Ready, steady, dance!

Dana Ruttenberg presents her ad-hoc Project 48

Dana Ruttenberg's Project 48 (photo credit: ZOHAR RALT)
Dana Ruttenberg's Project 48
(photo credit: ZOHAR RALT)
As you are tucking yourself into bed this weekend, snug and warm under the covers, a couple dozen artists will finish a 48-hour stretch in which they barely slept, ate or did much else than toil away in the studio. These individuals, the participants of the third edition of Dana Ruttenberg’s annual Project 48, will perform the fruits of their labors tonight at Jaffa’s Warehouse 2. The evening will consist of five premieres of dance works created over the previous 24-hour period. A similar event took place last night, bringing to a close the first round of Ruttenberg’s “speed-dance” formula.
Project 48 is a unique initiative on the annual dance calendar, one that beckons artists and audience members to set aside conventional ways of making and watching dance and to open themselves up to a bit of playfulness. The Bikurei Haitim Dance Center, the Tel Aviv Municipality and the Dance Department of the Ministry of Culture and Sport support the project.
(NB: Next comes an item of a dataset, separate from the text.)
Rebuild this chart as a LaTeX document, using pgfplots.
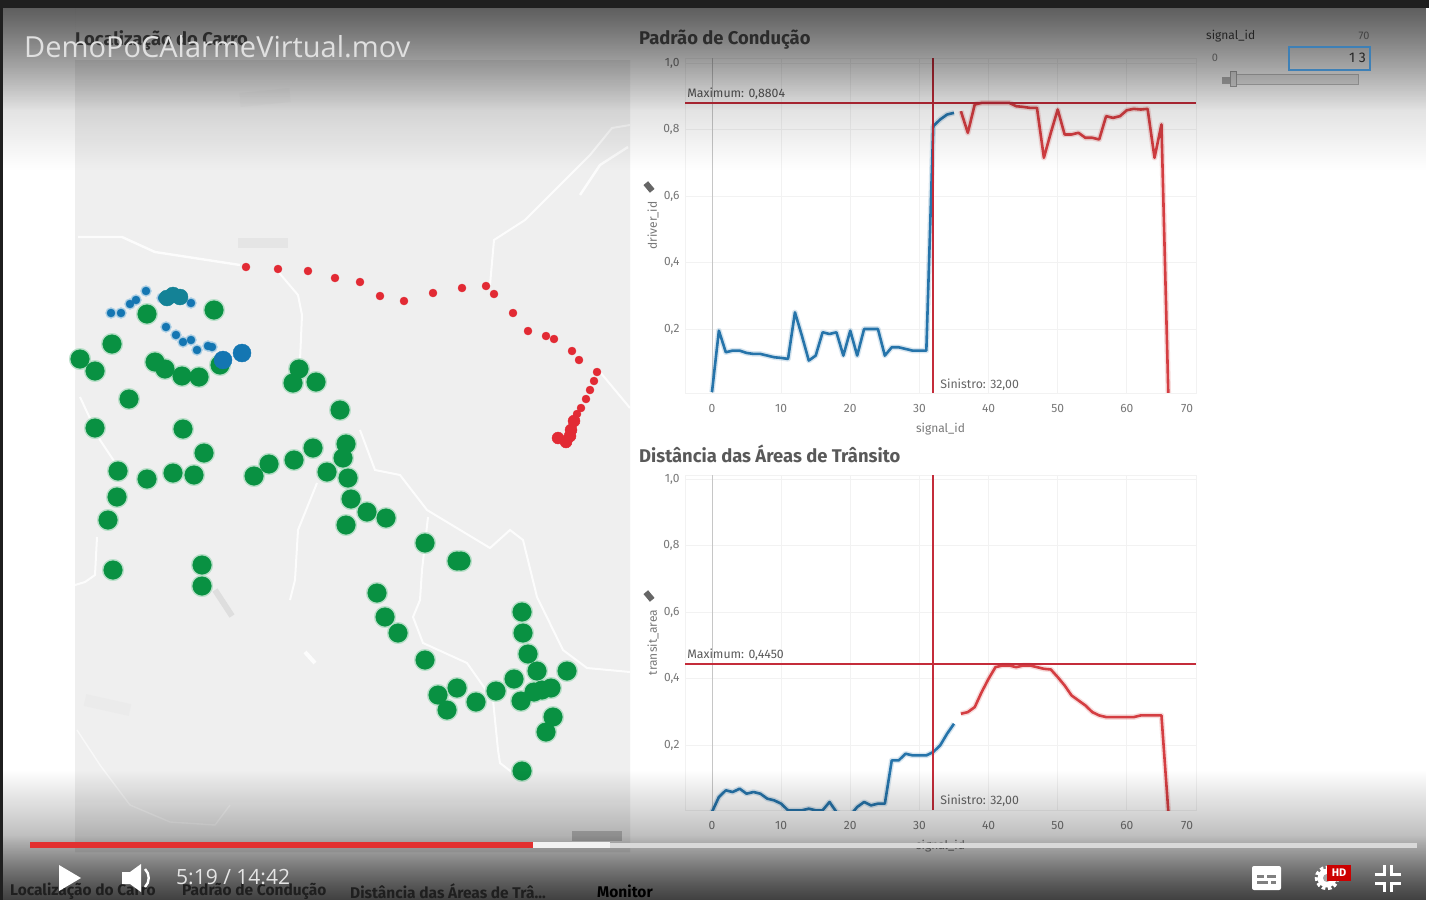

On Wednesday night, 28 choreographers, dancers and “outside eyes,” as Ruttenberg calls them, gathered together to conduct a lottery. As the group anxiously waited, Ruttenberg drew the names out of a hat, creating choreographic teams that moved at once into the studio. She also presented each of the groups with a topic or inspiration for this round of work. The groups worked into the wee hours of the morning, taking breaks only to grab a snack or a quick nap. Most of the artists have met but have not worked together in any professional setting before. With no time to get acquainted, the artists were forced to jump headlong into the creative waters. Both performances, as well as snippets from the studio, are being live-streamed via the Dana Ruttenberg Dance Group’s Facebook page.
For New-York based choreographer Netta Yerushalmi, Project 48 presented a perfect opportunity to mix business with pleasure.
“I usually visit Israel twice a year. I was going to be in the country anyway and have enjoyed work engagements sprinkled in during my homeland visits,” she said in a recent interview. “The concept of the project seemed potentially informative to my practice.”
Yerushalmi was born in South Carolina and raised in northern Israel. In 1996 she relocated to New York, where she earned a BFA at New York University’s Tisch School of the Arts. For the past two decades, Yerushalmi has worked as a dancer and choreographer in her two home countries, though the bulk of her time is spent in the States. She has danced with choreographers such as Doug Varone, Ronit Ziv and Joanna Kotze and has presented work at spaces such as La Mama, Danspace Project and the Suzanne Dellal Center.
Over the past several years, Yerushalmi has been commissioned to create new works for companies around the world, such as the Ririe- Woodbury Dance Company in Salt Lake City and Chicago’s Same Planet, Different World (Niv Shenfeld and Oren Laor recently returned from a commission with this troupe).
To Project 48, in which she will participate as a choreographer, Yerushalmi brings a visually rich esthetic and clear work method.
“My work uses highly investigated and inventive movement as a material for visual and conceptual performance work. I work with abstraction and esthetic de-familiarization in a form that is always human and can never be abstract. My work essentially aims to challenge how meaning is attributed and constructed,” she explained.
While she has put a great deal of time into developing her own process, Yerushalmi’s hope for the weekend is to find new ways of doing things.
“I don’t quite know what to expect of this project. I’m very busy in New York, so I don’t have brainpower to invest in daydreaming about this project.
Luckily, that is probably the best way to prepare. I assume this creative whirlwind will be exhilarating and exhausting.
Mostly because of the collaborative structure and because of the extreme time limitation, what I hope to encounter are new ways of thinking and making my work,” she said.
Project 48 will take place tonight at Warehouse 2 in Jaffa at 10 p.m.